— Ch. 1 · Foundations And Definitions —
Hidden Markov model.
~5 min read · Ch. 1 of 6
In 1960, Leonard Baum and his colleagues published a series of statistical papers that introduced the hidden Markov model. This mathematical structure describes a system where an observer sees outcomes but cannot directly see the underlying process driving them. The model requires two distinct stochastic processes: one hidden state sequence and one observable output sequence. The hidden states form a Markov chain, meaning the next state depends only on the current state. Observations depend probabilistically on these hidden states in a known way. Since the states remain invisible, researchers must infer their nature by analyzing the visible data. A discrete-time example involves drawing balls from urns placed inside a sealed room.
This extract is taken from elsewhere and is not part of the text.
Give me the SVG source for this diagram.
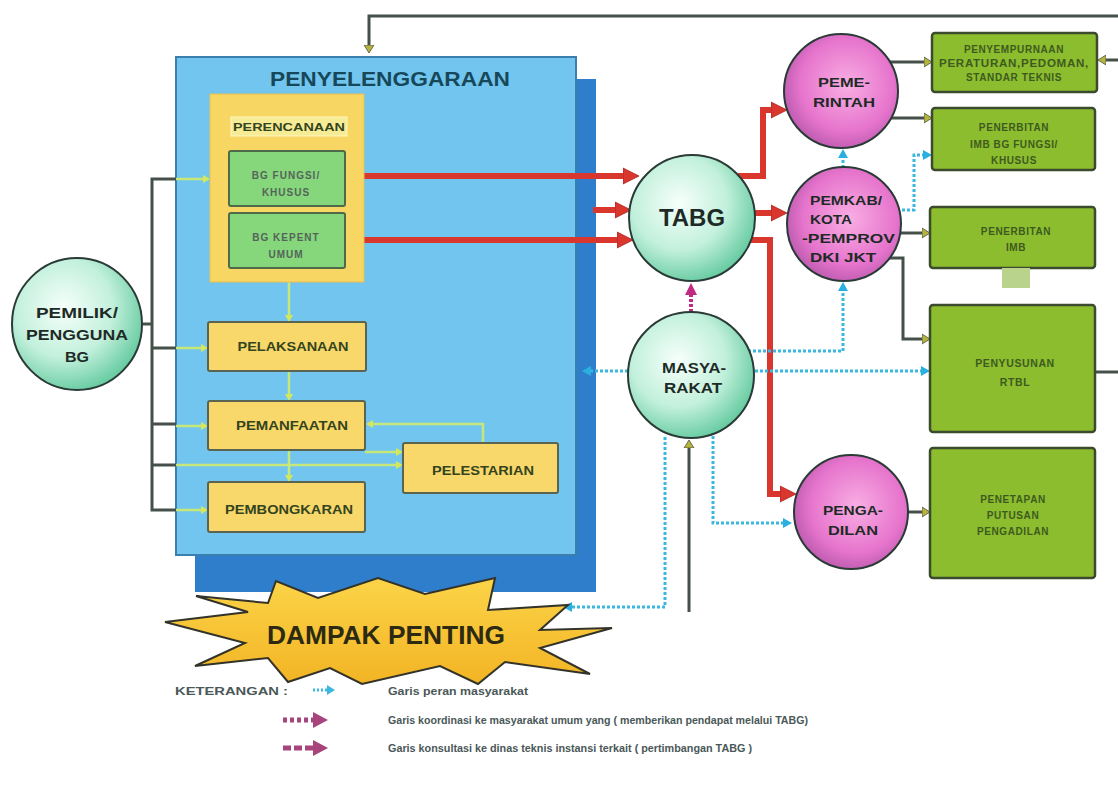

An unseen genie selects an urn and draws a ball onto a conveyor belt for observation. The observer sees the labeled balls but never knows which specific urn generated each draw. This setup creates a scenario where the probability of the third ball drawn depends on the previous urn choice, yet the urn itself remains hidden from view.
Inference Algorithms
Researchers developed computational methods to solve the problem of finding the most likely sequence of hidden states given observed outputs. The Viterbi algorithm efficiently calculates this maximum likelihood path through the state space. It evaluates joint probabilities for candidate sequences by multiplying transition and emission values. Another critical method is the forward algorithm, which computes the total probability of observing a specific sequence. This approach sums over all possible hidden state paths using dynamic programming principles. Filtering tasks determine the distribution of the final hidden state at the end of a sequence. Smoothing algorithms work backward to estimate the probability of past states relative to current observations. These techniques allow systems to make predictions about weather patterns or speech sounds based on limited data. For instance, Alice might guess Bob's activity based on his daily reports while knowing only general weather trends. The mathematical framework ensures that calculations remain tractable even when dealing with complex chains of events.